Kasus yang dialami Dirut Indosat Mega Media (IM2), yang masuk bui akibat kasus tuduhan korupsi pengadaan jaringan 2,1 GHz/3G PT Indosat menyebabkan kekhawatiran di kalangan penyelenggara Jasa Internet di Indonesia.
Kekhawatiran tersebut disebabkan masuk penjaranya Indar, padahal apa yang dilakukannya telah sesuai dengan peraturan dari regulator telekomunikasi seperti Kementerian Kominfo dan Badan Regulasi Telekomunikasi Indonesia (BRTI).
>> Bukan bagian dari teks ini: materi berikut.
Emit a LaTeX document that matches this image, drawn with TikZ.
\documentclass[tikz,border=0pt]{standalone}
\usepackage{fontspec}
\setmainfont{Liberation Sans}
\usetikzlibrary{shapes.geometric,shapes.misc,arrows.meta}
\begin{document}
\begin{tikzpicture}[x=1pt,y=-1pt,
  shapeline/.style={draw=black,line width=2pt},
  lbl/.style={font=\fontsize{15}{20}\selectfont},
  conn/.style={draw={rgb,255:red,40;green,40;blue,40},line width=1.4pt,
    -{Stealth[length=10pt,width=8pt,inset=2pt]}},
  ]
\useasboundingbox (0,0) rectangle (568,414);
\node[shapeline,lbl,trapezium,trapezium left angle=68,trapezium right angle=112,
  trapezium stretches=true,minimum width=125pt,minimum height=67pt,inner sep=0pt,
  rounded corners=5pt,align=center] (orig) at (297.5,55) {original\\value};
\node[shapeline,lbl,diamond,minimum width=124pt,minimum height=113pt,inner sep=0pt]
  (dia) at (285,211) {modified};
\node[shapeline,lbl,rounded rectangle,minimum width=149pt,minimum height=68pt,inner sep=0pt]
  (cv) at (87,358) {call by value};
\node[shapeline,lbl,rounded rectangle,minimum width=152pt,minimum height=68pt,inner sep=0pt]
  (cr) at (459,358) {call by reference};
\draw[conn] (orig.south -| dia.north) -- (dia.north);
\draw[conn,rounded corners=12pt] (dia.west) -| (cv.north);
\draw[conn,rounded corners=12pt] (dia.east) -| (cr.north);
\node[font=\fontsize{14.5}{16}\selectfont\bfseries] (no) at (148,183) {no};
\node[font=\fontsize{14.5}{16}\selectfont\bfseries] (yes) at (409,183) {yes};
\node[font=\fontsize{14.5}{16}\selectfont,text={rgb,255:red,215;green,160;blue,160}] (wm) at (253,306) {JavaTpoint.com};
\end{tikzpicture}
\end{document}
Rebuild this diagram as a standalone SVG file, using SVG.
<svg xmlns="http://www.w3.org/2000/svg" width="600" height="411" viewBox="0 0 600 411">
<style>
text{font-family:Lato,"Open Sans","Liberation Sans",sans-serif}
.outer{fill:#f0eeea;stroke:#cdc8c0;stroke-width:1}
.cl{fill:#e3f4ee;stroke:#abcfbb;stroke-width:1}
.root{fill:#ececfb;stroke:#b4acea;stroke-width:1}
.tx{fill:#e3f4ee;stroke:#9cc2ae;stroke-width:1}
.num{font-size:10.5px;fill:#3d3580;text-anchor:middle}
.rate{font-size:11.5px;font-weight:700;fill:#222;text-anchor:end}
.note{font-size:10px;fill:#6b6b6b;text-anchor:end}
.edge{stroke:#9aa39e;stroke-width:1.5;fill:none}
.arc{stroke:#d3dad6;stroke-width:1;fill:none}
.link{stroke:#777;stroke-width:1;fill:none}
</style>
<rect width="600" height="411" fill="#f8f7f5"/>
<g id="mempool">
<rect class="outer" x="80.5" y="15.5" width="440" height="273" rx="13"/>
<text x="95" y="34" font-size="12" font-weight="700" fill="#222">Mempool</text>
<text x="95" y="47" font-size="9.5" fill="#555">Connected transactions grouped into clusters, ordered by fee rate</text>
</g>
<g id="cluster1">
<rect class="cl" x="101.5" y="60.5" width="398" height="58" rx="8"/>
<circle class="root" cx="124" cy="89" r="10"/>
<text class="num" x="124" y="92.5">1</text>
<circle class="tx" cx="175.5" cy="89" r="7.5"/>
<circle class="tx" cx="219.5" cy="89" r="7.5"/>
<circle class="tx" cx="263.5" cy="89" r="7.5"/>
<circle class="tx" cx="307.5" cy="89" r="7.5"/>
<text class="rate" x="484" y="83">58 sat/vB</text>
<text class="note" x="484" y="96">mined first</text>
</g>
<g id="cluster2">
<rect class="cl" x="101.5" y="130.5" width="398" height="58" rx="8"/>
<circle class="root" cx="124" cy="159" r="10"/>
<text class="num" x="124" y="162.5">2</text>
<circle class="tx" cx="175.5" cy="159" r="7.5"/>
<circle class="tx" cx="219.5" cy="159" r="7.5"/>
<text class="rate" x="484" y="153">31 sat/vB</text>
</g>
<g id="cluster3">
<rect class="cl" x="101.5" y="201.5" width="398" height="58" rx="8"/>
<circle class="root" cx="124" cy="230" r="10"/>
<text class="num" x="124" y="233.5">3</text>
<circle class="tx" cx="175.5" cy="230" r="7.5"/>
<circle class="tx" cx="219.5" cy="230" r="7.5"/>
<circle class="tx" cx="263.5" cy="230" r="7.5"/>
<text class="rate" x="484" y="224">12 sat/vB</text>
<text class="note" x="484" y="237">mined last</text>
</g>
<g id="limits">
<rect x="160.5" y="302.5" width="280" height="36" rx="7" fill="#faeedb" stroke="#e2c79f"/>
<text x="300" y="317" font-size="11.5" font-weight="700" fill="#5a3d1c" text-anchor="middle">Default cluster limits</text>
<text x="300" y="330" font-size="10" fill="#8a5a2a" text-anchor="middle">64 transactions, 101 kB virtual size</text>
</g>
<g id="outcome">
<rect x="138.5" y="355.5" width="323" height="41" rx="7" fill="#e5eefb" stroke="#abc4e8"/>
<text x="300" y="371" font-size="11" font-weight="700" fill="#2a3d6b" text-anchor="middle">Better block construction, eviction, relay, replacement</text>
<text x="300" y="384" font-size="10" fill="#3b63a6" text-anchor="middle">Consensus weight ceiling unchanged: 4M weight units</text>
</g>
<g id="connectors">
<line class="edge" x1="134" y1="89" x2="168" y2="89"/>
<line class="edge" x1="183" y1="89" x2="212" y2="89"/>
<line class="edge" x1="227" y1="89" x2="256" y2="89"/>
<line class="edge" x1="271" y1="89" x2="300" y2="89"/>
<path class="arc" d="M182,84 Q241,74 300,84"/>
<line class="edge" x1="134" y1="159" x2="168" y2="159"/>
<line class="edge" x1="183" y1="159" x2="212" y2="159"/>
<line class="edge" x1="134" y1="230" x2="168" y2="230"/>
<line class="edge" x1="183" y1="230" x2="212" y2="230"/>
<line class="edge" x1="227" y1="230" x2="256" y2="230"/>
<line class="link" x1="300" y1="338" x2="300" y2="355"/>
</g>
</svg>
Untuk itu Komunitas Penyelenggara Jasa Internet yang mengadakan pertemuan di Kantor Pusat Indosat berencana akan mengirimkan surat kepada Kementrian Kominfo dan Mahkamah Agung.
“Kami akan mengirimkan surat ke Kominfo minggu ini, untuk menanyakan status lisensi yang diberikan pemerintah kepada kami apakah masih berlaku atau tidak,” kata Ketua Umum Asosiasi Penyelenggara Jasa Internet Indonesia (APJII) Semmy Pangerapan dikutip dari Detikinet.
Sementara surat kepada MA adalah untuk meminta fatwa dan menanyakan apakah izin yang dimiliki ISP bisa berdampak pada semua ISP di Indonesia, karena sebagian besar menggunakan skema bisnis yang sama dengan IM2.
Selain akan mengirimkan surat kepada Kementerian Kominfo dan MA, Komunitas Penyelenggara Jasa Internet juga akan menggalang aksi pita hitam sebagai bentuk keprihatinan.
Situasi ini sendiri membuat pengguna internet di Indonesia terancam tak dapat akses. Pasalnya jika jawaban MA menyatakan fatwa berlaku sama, maka penyelenggaran jasa Internet di Indonesia akan memutuskan koneksi, karena terancam masuk penjara.
Jika hal itu terjadi maka Indonesia akan mengalami kerugian dan dampak sangat besar. Diperkirakan setiap jam akan ada Rp 90 Miliar yang akan hilang, karena transaksi internet di Indonesia menghasilkan Rp 3 miliar per dua menit.
Indar Atmanto sendiri divonis 8 tahun penjara akibat kasus tuduhan korupsi pengadaan jaringan 2,1 GHz/3G PT Indosat. Sempat mengajukan kasasi, namun usaha tersebut ditolak oleh MA.
Selain itu Indar juga diwajibkan membayar denda Rp 300 juta subsider kurungan 6 bulan. Dan IM2 sendiri mendapat hukuman membayar uang pengganti senilai Rp 1.358.343.346.670.